I'm asked to show that a function takes the upper half disk to the upper half plane.
$$ f(z) = \left(\frac{1+z}{1-z}\right)^2 $$
I have many ways to go about this, such as, I could define the modulus $|r|<\ 1$ and $0< \theta < \pi$, then say $z=e^{i\theta}$. But im unsure how to translate that onto the upper half plane where $1>\Im(z)$ . I could define $z=x+iy$ where $x,y \in \mathbb{R}$, but it would appear to be hellish to work out the whole algebra.
What is the most optimal way to go about this?
If $z=x+iy$, then $$\frac{1+z}{1-z}=\frac{1-x^2-y^2+2iy}{(1-x)^2+y^2} $$
Since $z$ is in the upper half disk, we know that $y>0$ and $x^2+y^2<1$. Therefore $\Im(\frac{1+z}{1-z})>0$ and $\Re(\frac{1+z}{1-z})>0$, so $\frac{1+z}{1-z}$ is in the first quadrant. If we square it, then the result is in the upper half plane.

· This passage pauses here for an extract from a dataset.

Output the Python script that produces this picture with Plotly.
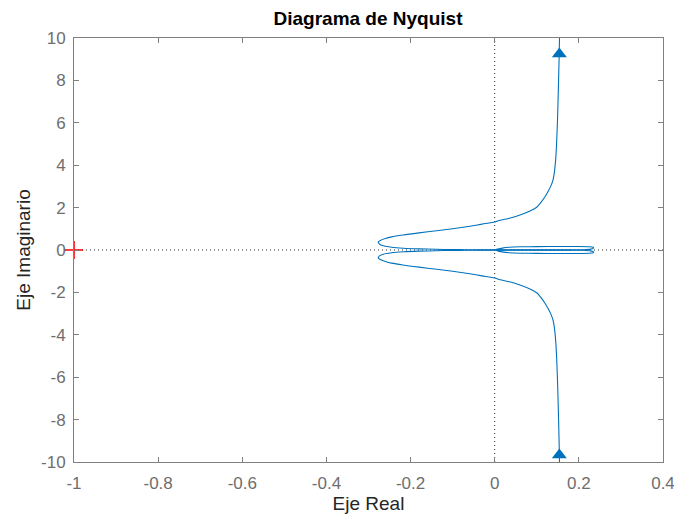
import plotly.graph_objects as go

# Upper branch, top -> origin
x_upper = [0.1540, 0.1530, 0.1518, 0.1505, 0.1490, 0.1470, 0.1450, 0.1420, 0.1385, 0.1330,
           0.1265, 0.1190, 0.1100, 0.1005, 0.0850, 0.0600, 0.0350, 0.0126, 0.0000, -0.0300,
           -0.0590, -0.1000, -0.1380, -0.1800, -0.2180, -0.2450, -0.2600, -0.2720, -0.2770,
           -0.2740, -0.2650, -0.2450, -0.2170, -0.1800, -0.1400, -0.1000, -0.0700, -0.0300,
           0.0000, 0.0600, 0.1200, 0.1800, 0.2100, 0.2280, 0.2350, 0.2340, 0.2250, 0.2000,
           0.1500, 0.1000, 0.0600, 0.0350, 0.0180, 0.0070, 0.0000]
y_upper = [10.0, 9.0, 8.0, 7.0, 6.0, 5.0, 4.3, 3.70, 3.30, 3.00,
           2.75, 2.50, 2.25, 2.03, 1.85, 1.65, 1.50, 1.40, 1.32, 1.22,
           1.12, 1.00, 0.91, 0.81, 0.71, 0.62, 0.54, 0.45, 0.37,
           0.28, 0.20, 0.13, 0.085, 0.055, 0.035, 0.020, 0.012, 0.006,
           0.004, 0.004, 0.005, 0.008, 0.015, 0.040, 0.090, 0.130, 0.155, 0.165,
           0.165, 0.160, 0.150, 0.130, 0.090, 0.040, 0.000]

# Lower branch, bottom -> origin
x_lower = [0.1540, 0.1530, 0.1518, 0.1505, 0.1490, 0.1470, 0.1450, 0.1420, 0.1385, 0.1330,
           0.1265, 0.1190, 0.1100, 0.1005, 0.0850, 0.0600, 0.0350, 0.0126, 0.0000, -0.0300,
           -0.0590, -0.1000, -0.1380, -0.1800, -0.2180, -0.2450, -0.2600, -0.2720, -0.2770,
           -0.2740, -0.2650, -0.2450, -0.2170, -0.1800, -0.1400, -0.1000, -0.0700, -0.0300,
           0.0000, 0.0600, 0.1200, 0.1800, 0.2100, 0.2280, 0.2350, 0.2340, 0.2250, 0.2000,
           0.1500, 0.1000, 0.0600, 0.0350, 0.0180, 0.0070, 0.0000]
y_lower = [-10.0, -9.0, -8.0, -7.0, -6.0, -5.0, -4.3, -3.70, -3.30, -3.00,
           -2.75, -2.50, -2.25, -2.03, -1.85, -1.65, -1.50, -1.40, -1.32, -1.22,
           -1.12, -1.00, -0.91, -0.81, -0.71, -0.62, -0.54, -0.45, -0.37,
           -0.28, -0.20, -0.13, -0.085, -0.055, -0.035, -0.020, -0.012, -0.006,
           -0.004, -0.004, -0.005, -0.008, -0.015, -0.040, -0.090, -0.130, -0.155, -0.165,
           -0.165, -0.160, -0.150, -0.130, -0.090, -0.040, 0.000]

# Direction arrows
arrow_x = [0.1536, 0.1536]
arrow_y = [9.24, -9.67]

# Critical point
crit_x = [-1]
crit_y = [0]

x_ticks = [-1, -0.8, -0.6, -0.4, -0.2, 0, 0.2, 0.4]
x_ticktext = ["-1", "-0.8", "-0.6", "-0.4", "-0.2", "0", "0.2", "0.4"]
y_ticks = [-10, -8, -6, -4, -2, 0, 2, 4, 6, 8, 10]
y_ticktext = ["-10", "-8", "-6", "-4", "-2", "0", "2", "4", "6", "8", "10"]

BLUE = "#0072BD"
FONT = "Liberation Sans, Arial, Helvetica, sans-serif"

fig = go.Figure()

# dotted reference lines
fig.add_trace(go.Scatter(x=[-1, 0.4], y=[0, 0], mode="lines",
                         line=dict(color="#303030", width=1, dash="1px,3px"),
                         hoverinfo="skip", showlegend=False))
fig.add_trace(go.Scatter(x=[0, 0], y=[-10, 10], mode="lines",
                         line=dict(color="#303030", width=1, dash="1px,3px"),
                         hoverinfo="skip", showlegend=False))

fig.add_trace(go.Scatter(x=x_upper, y=y_upper, mode="lines",
                         line=dict(color=BLUE, width=1.1, shape="spline", smoothing=0.6),
                         showlegend=False))
fig.add_trace(go.Scatter(x=x_lower, y=y_lower, mode="lines",
                         line=dict(color=BLUE, width=1.1, shape="spline", smoothing=0.6),
                         showlegend=False))
fig.add_trace(go.Scatter(x=arrow_x, y=arrow_y, mode="markers",
                         marker=dict(symbol="triangle-up", size=13, color=BLUE,
                                     line=dict(width=0)), showlegend=False))
fig.add_trace(go.Scatter(x=crit_x, y=crit_y, mode="markers",
                         marker=dict(symbol="cross-thin", size=13,
                                     line=dict(color="#FF0000", width=1.6)),
                         cliponaxis=False, showlegend=False))

axis_common = dict(showgrid=False, zeroline=False, showline=True, linecolor="#808080",
                   linewidth=1, mirror="ticks", ticks="inside", ticklen=5,
                   tickcolor="#808080", automargin=False, ticklabeloverflow="allow",
                   tickfont=dict(family=FONT, size=17, color="#6e6e6e"))

fig.update_layout(
    width=674, height=518,
    margin=dict(l=74, r=11, t=38, b=56),
    paper_bgcolor="white", plot_bgcolor="white",
    title=dict(text="<b>Diagrama de Nyquist</b>", x=368 / 674, xanchor="center",
               y=1 - 18 / 518, yanchor="middle",
               font=dict(family=FONT, size=19, color="#000000")),
    xaxis=dict(range=[-1, 0.4], tickvals=x_ticks, ticktext=x_ticktext,
               title=dict(text="Eje Real", font=dict(family=FONT, size=19, color="#262626"),
                          standoff=3),
               ticklabelstandoff=6, **axis_common),
    yaxis=dict(range=[-10, 10], tickvals=y_ticks, ticktext=y_ticktext,
               title=dict(text="Eje Imaginario", font=dict(family=FONT, size=19, color="#262626"),
                          standoff=5),
               ticklabelstandoff=4, **axis_common),
)

fig.write_html("out.html")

So this at least shows that $f$ maps the upper half disk into the upper half plane. If you want to show that maps the upper half disk onto the upper half plane, it might be best to try to find the inverse of $f$. This will involve square roots, but that's fine because you can just choose the principal branch.